In a media release, Chester described the Renewable Energy Park as “an important step in keeping the energy sector in our region”.  

The upcoming closure of the Yallourn Power station, planned for 2028, is threatening positions in the energy sector, and has increased demand for the creation of jobs in Gippsland. 

Though Chester has been more vocal about environmental issues than other Nationals, Simons said that “there’s a big shortfall between the rhetoric and the reality”.  

Simons emphasised that Chester’s support of offshore wind legislation and renewable energy has been a good start, but that “any future federal government will need to go further to plan for the closure of coal fired power stations while acting on climate change and creating jobs”.  

Not just for farmers 

Since the beginning of his parliamentary career Chester has sought to represent diverse viewpoints from Gippsland, and to combat the perception that his electorate is solely made up of farmers.  

Last June, in the Nationals leadership spill, Chester supported then-party leader Michael McCormack, who was defeated by Barnaby Joyce. As a result, Chester was removed from the positions of minister for Veterans’Affairs and Defence Personnel.  

Veterans groups endorsed Chester in the aftermath of the spill, praising the stability and continuity he brought to the ministerial positions.

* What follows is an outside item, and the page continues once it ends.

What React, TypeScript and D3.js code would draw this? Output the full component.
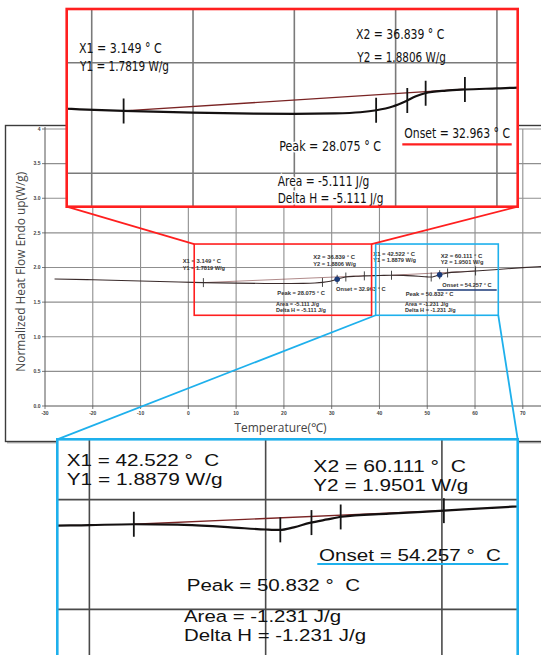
import React from 'react';
import * as d3 from 'd3';

// ---- data ----
const curveTemp = [-28, -20, -10, -2, 3.15, 10, 16, 20, 24, 26.5, 28.1, 29.7, 31, 32, 32.9, 35, 36.8, 40, 42.5, 45, 47, 48.2, 50, 50.8, 51.6, 52.5, 53.5, 54.3, 57, 60.1, 64, 70, 74];
const curveHeat = [1.834, 1.823, 1.806, 1.791, 1.782, 1.774, 1.770, 1.769, 1.771, 1.776, 1.785, 1.802, 1.826, 1.848, 1.862, 1.874, 1.879, 1.884, 1.888, 1.886, 1.879, 1.873, 1.864, 1.862, 1.874, 1.894, 1.910, 1.922, 1.936, 1.950, 1.968, 1.998, 2.015];

const xTickValues = [-30, -20, -10, 0, 10, 20, 30, 40, 50, 60, 70];
const yTickValues = [0, 0.5, 1, 1.5, 2, 2.5, 3, 3.5, 4];
const yTickLabels = ['0.0', '0.5', '1.0', '1.5', '2.0', '2.5', '3.0', '3.5', '4'];

const eventX1 = [3.149, 42.522];
const eventY1 = [1.7819, 1.8879];
const eventX2 = [36.839, 60.111];
const eventY2 = [1.8806, 1.9501];
const peakT = [28.075, 50.832];
const onsetT = [32.963, 54.257];
const areaJg = [-5.111, -1.231];
const markerT = [31.15, 52.6];

// zoom windows in data units (main chart)
const windowX = [[1.23, 38.35], [39.21, 64.87]];
const windowY = [1.31, 2.339];

// ---- layout ----
const W = 541, H = 655;
const main = { left: 45, right: 541, top: 129, bottom: 406, x70: 522.8 };
const insets = [
  { x: 66.7, y: 9, w: 451, h: 197.7, xd: [-2.47, 42.05], yd: [1.349, 2.243], color: '#ff1f1f', grid: '#7a7a7a' },
  { x: 57.3, y: 439.3, w: 460.4, h: 219.5, xd: [38.18, 64.3], yd: [1.275, 2.275], color: '#1eb0ec', grid: '#4a4a4a' },
];

function heatAt(t: number) {
  const i = Math.max(1, Math.min(curveTemp.length - 1, d3.bisectLeft(curveTemp, t)));
  const t0 = curveTemp[i - 1], t1 = curveTemp[i];
  const f = (t - t0) / (t1 - t0);
  return curveHeat[i - 1] + f * (curveHeat[i] - curveHeat[i - 1]);
}

const fmtLabels = (i: number, sp: string) => ({
  x1: `X1 = ${eventX1[i].toFixed(3)} °${sp}C`,
  y1: `Y1 = ${eventY1[i].toFixed(4)} W/g`,
  x2: `X2 = ${eventX2[i].toFixed(3)} °${sp}C`,
  y2: `Y2 = ${eventY2[i].toFixed(4)} W/g`,
  peak: `Peak = ${peakT[i].toFixed(3)} °${sp}C`,
  onset: `Onset = ${onsetT[i].toFixed(3)} °${sp}C`,
  area: `Area = ${areaJg[i].toFixed(3)} J/g`,
  dh: `Delta H = ${areaJg[i].toFixed(3)} J/g`,
});

// label placements: [x, baseline, textLength]
const mainLabelPos = [
  { x1: [182.7, 263.3, 38.3], y1: [182.7, 269.7, 42.3], x2: [313.3, 259.3, 41.7], y2: [313.3, 266, 42.7], peak: [277.3, 295, 47.7], onset: [336, 291, 49.7], area: [276, 305.7, 43], dh: [276, 312, 50] },
  { x1: [373.3, 256.3, 41.7], y1: [373.3, 262.3, 42.7], x2: [440.7, 258.3, 41.7], y2: [440.7, 264.3, 42.7], peak: [405.7, 296.3, 47.7], onset: [442.3, 286.7, 49.3], area: [405, 306.3, 43.3], dh: [405, 312.3, 50.7] },
];
const insetLabelPos = [
  { x1: [79, 53.3, 82.7], y1: [80, 70.7, 89], x2: [356, 39.3, 88.3], y2: [357.3, 61.7, 88.7], peak: [279.3, 150.7, 101.7], onset: [404.3, 137.7, 105.7], area: [277.7, 186, 91.7], dh: [277.7, 203.3, 105.7] },
  { x1: [66.7, 466, 152.6], y1: [66.7, 485, 156], x2: [313.3, 472.3, 152.7], y2: [313.3, 491, 155], peak: [186.7, 590.7, 173.3], onset: [319, 560.7, 182], area: [184, 622.3, 157], dh: [184, 640.7, 182] },
];
const insetFont = [14.8, 17.2];
const insetFamily = ["'Liberation Sans Narrow', 'DejaVu Sans Condensed', 'Liberation Sans', Arial, sans-serif", "'Liberation Sans', Arial, sans-serif"];
const underlineMain = { x0: 437.3, x1: 496.7, y: 290 };
const underlineInset = [{ x0: 402.3, x1: 511.7, y: 144.3 }, { x0: 317.3, x1: 508.3, y: 564 }];

const keys = ['x1', 'y1', 'x2', 'y2', 'peak', 'onset', 'area', 'dh'];

function tickTemps(i: number) {
  return [eventX1[i], peakT[i], markerT[i], onsetT[i], eventX2[i]];
}

function Inset({ idx }: { idx: number }) {
  const b = insets[idx];
  const x = d3.scaleLinear().domain(b.xd).range([b.x, b.x + b.w]);
  const y = d3.scaleLinear().domain(b.yd).range([b.y + b.h, b.y]);
  const line = d3.line<number>().x((_, i) => x(curveTemp[i])).y(d => y(d)).curve(d3.curveMonotoneX);
  const vg = d3.range(Math.ceil(b.xd[0] / 10) * 10, b.xd[1], 10);
  const hg = d3.range(Math.ceil(b.yd[0] / 0.5) * 0.5, b.yd[1], 0.5);
  const labels = fmtLabels(idx, idx === 0 ? '\u00A0' : '\u00A0\u00A0');
  const pos: any = insetLabelPos[idx];
  const ul = underlineInset[idx];
  const clipId = `inset-clip-${idx}`;
  return (
    <g>
      <defs>
        <clipPath id={clipId}><rect x={b.x} y={b.y} width={b.w} height={b.h} /></clipPath>
      </defs>
      <rect x={b.x} y={b.y} width={b.w} height={b.h} fill="#fff" />
      <g clipPath={`url(#${clipId})`}>
        {vg.map(v => <line key={'v' + v} x1={x(v)} x2={x(v)} y1={b.y} y2={b.y + b.h} stroke={b.grid} strokeWidth={1.6} />)}
        {hg.map(v => <line key={'h' + v} x1={b.x} x2={b.x + b.w} y1={y(v)} y2={y(v)} stroke={b.grid} strokeWidth={1.6} />)}
        <line x1={x(eventX1[idx])} y1={y(eventY1[idx])} x2={x(eventX2[idx])} y2={y(eventY2[idx])} stroke="#7a2424" strokeWidth={1.3} />
        <path d={line(curveHeat) || ''} fill="none" stroke="#141010" strokeWidth={2.2} />
        {tickTemps(idx).map(t => (
          <line key={'t' + t} x1={x(t)} x2={x(t)} y1={y(heatAt(t)) - 12.5} y2={y(heatAt(t)) + 12.5} stroke="#141414" strokeWidth={1.8} />
        ))}
        {keys.map(k => (
          <text key={k} x={pos[k][0]} y={pos[k][1]} textLength={pos[k][2]} lengthAdjust="spacingAndGlyphs"
            fontFamily={insetFamily[idx]} fontSize={insetFont[idx]} fill="#111" xmlSpace="preserve"
            stroke={idx === 0 && (k === 'peak' || k === 'area' || k === 'dh') ? '#fff' : 'none'} strokeWidth={3} paintOrder="stroke">
            {(labels as any)[k]}
          </text>
        ))}
        <line x1={ul.x0} x2={ul.x1} y1={ul.y} y2={ul.y} stroke={b.color} strokeWidth={2.2} />
      </g>
      <rect x={b.x} y={b.y} width={b.w} height={b.h} fill="none" stroke={b.color} strokeWidth={2.6} />
    </g>
  );
}

export default function App() {
  const x = d3.scaleLinear().domain([-30, 70]).range([main.left, main.x70]);
  const y = d3.scaleLinear().domain([0, 4]).range([main.bottom, main.top]);
  const line = d3.line<number>().x((_, i) => x(curveTemp[i])).y(d => y(d)).curve(d3.curveMonotoneX);
  const colors = [insets[0].color, insets[1].color];

  const rects = windowX.map(wx => ({ x0: x(wx[0]), x1: x(wx[1]), y0: y(windowY[1]), y1: y(windowY[0]) }));
  const r0 = rects[0], r1 = rects[1];
  const i0 = insets[0], i1 = insets[1];

  return (
    <svg width={W} height={H} style={{ position: 'absolute', left: 0, top: 0, background: '#fff' }} xmlns="http://www.w3.org/2000/svg">
      <defs>
        <clipPath id="plot-clip"><rect x={main.left} y={main.top - 2} width={main.right - main.left} height={main.bottom - main.top + 2} /></clipPath>
      </defs>
      {/* outer frame */}
      <rect x={7} y={127} width={560} height={316.5} fill="#bbb" />
      <rect x={5.5} y={125.5} width={560} height={316} fill="#fff" stroke="#3c3c3c" strokeWidth={1.4} />

      {/* grid */}
      <g>
        {xTickValues.slice(1).map(v => <line key={'gx' + v} x1={x(v)} x2={x(v)} y1={main.top} y2={main.bottom} stroke="#8f8f8f" strokeWidth={1.1} />)}
        {yTickValues.slice(1).map(v => <line key={'gy' + v} x1={main.left} x2={main.right} y1={y(v)} y2={y(v)} stroke="#8f8f8f" strokeWidth={1.1} />)}
      </g>
      {/* axes */}
      <line x1={main.left} x2={main.left} y1={main.top - 2} y2={main.bottom} stroke="#555" strokeWidth={1} />
      <line x1={main.left} x2={main.right} y1={main.bottom} y2={main.bottom} stroke="#555" strokeWidth={1} />
      {yTickValues.map((v, i) => (
        <g key={'yt' + v}>
          <line x1={main.left - 3} x2={main.left} y1={y(v)} y2={y(v)} stroke="#555" strokeWidth={0.8} />
          <text x={40.5} y={y(v)} dy="0.35em" textAnchor="end" fontFamily="'Liberation Sans', Arial, sans-serif" fontSize={5} fontWeight="bold" fill="#444">{yTickLabels[i]}</text>
        </g>
      ))}
      {xTickValues.map(v => (
        <g key={'xt' + v}>
          <line x1={x(v)} x2={x(v)} y1={main.bottom} y2={main.bottom + 3} stroke="#555" strokeWidth={0.8} />
          <text x={x(v)} y={415.2} textAnchor="middle" fontFamily="'Liberation Sans', Arial, sans-serif" fontSize={5} fontWeight="bold" fill="#444">{v}</text>
        </g>
      ))}
      <text transform={`translate(20,271.7) rotate(-90)`} textAnchor="middle" dy="0.35em" textLength={200} lengthAdjust="spacingAndGlyphs"
        fontFamily="'Open Sans', 'Noto Sans', sans-serif" fontSize={13} fill="#444">Normalized Heat Flow Endo up(W/g)</text>
      <text x={280.5} y={431.8} textAnchor="middle" textLength={92} lengthAdjust="spacingAndGlyphs"
        fontFamily="'Open Sans', 'Noto Sans', sans-serif" fontSize={12} fill="#444">Temperature(℃)</text>

      {/* data */}
      <g clipPath="url(#plot-clip)">
        {[0, 1].map(i => (
          <line key={'bl' + i} x1={x(eventX1[i])} y1={y(eventY1[i])} x2={x(eventX2[i])} y2={y(eventY2[i])} stroke="#7a3a3a" strokeWidth={0.6} />
        ))}
        <path d={line(curveHeat) || ''} fill="none" stroke="#3a2b2b" strokeWidth={1.1} />
        {[0, 1].flatMap(i => tickTemps(i).map(t => (
          <line key={'mt' + t} x1={x(t)} x2={x(t)} y1={y(heatAt(t)) - 4.5} y2={y(heatAt(t)) + 4.5} stroke="#333" strokeWidth={0.9} />
        )))}
        {markerT.map(t => <circle key={'m' + t} cx={x(t)} cy={y(heatAt(t))} r={2.8} fill="#1b3a78" />)}
        {[0, 1].map(i => {
          const labels: any = fmtLabels(i, '\u00A0');
          const pos: any = mainLabelPos[i];
          return keys.map(k => (
            <text key={'ml' + i + k} x={pos[k][0]} y={pos[k][1]} textLength={pos[k][2]} lengthAdjust="spacingAndGlyphs"
              fontFamily="'Liberation Sans', Arial, sans-serif" fontSize={5.4} fontWeight="bold" fill="#333">{labels[k]}</text>
          ));
        })}
        <line x1={underlineMain.x0} x2={underlineMain.x1} y1={underlineMain.y} y2={underlineMain.y} stroke="#1b3a78" strokeWidth={1.3} />
      </g>

      {/* zoom windows */}
      {rects.map((r, i) => (
        <rect key={'zr' + i} x={r.x0} y={r.y0} width={r.x1 - r.x0} height={r.y1 - r.y0} fill="none" stroke={colors[i]} strokeWidth={1.6} />
      ))}
      {/* connectors */}
      <line x1={i0.x} y1={i0.y + i0.h} x2={r0.x0} y2={r0.y0} stroke={colors[0]} strokeWidth={1.8} />
      <line x1={i0.x + i0.w} y1={i0.y + i0.h} x2={r0.x1} y2={r0.y0} stroke={colors[0]} strokeWidth={1.8} />
      <line x1={r1.x0} y1={r1.y1} x2={i1.x} y2={i1.y} stroke={colors[1]} strokeWidth={1.8} />
      <line x1={r1.x1} y1={r1.y1} x2={i1.x + i1.w} y2={i1.y} stroke={colors[1]} strokeWidth={1.8} />

      <Inset idx={0} />
      <Inset idx={1} />
    </svg>
  );
}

Kel Ryan, national president of the Defence Force Welfare Association, said that Chester “represented the best stability in the portfolio for over 10 years”.  

Last September, Chester took a break from the Nationals party room, citing frustration with leadership and what he described as the “very hard right-wing agenda” pushed by some National Party MPs as reasons for his departure.  

He has been a vocal critic of outgoing Nationals member George Christensen’s anti-vaccine views and support for anti-lockdown protests, and senator Matt Canavan’s criticisms of the government’s net zero carbon emissions commitment.  

In 2015 he was the first Nationals member to publicly support same-sex marriage, and in 2021 he was among the few Nationals to initially back Prime Minister Scott Morrison’s commitment to net zero emissions by 2050.   

Not a “robotic” National 

Durkin said that Chester’s break from the Nationals party room reinforced his standing in Gippsland, because “It showed that he wasn’t just … robotic to whatever the Nats wanted”.  

Tom Parry, a journalist at the Gippsland Times, praised Chester’s support for the community. He recently advocated for the several bushfire recovery projects deemed ineligible for recovery grants due to an ABN technicality.  

Despite previous disagreements, Chester and Joyce worked together earlier this year to intervene and secure funding for these recovery projects.  

In Chester’s first speech to parliament, in 2008, he said that Australia’s wealth meant it can afford to aid the disadvantaged, and that “we must do more to help those less fortunate”.  

Chester urged better treatment of the socially and economically disadvantaged people of Gippsland, particularly older and Aboriginal Australians.  

“Gippsland performs poorly on a range of socioeconomic indicators,” he told parliament. “I want to spend my time in office … fighting for a fair go for all Gippslanders.”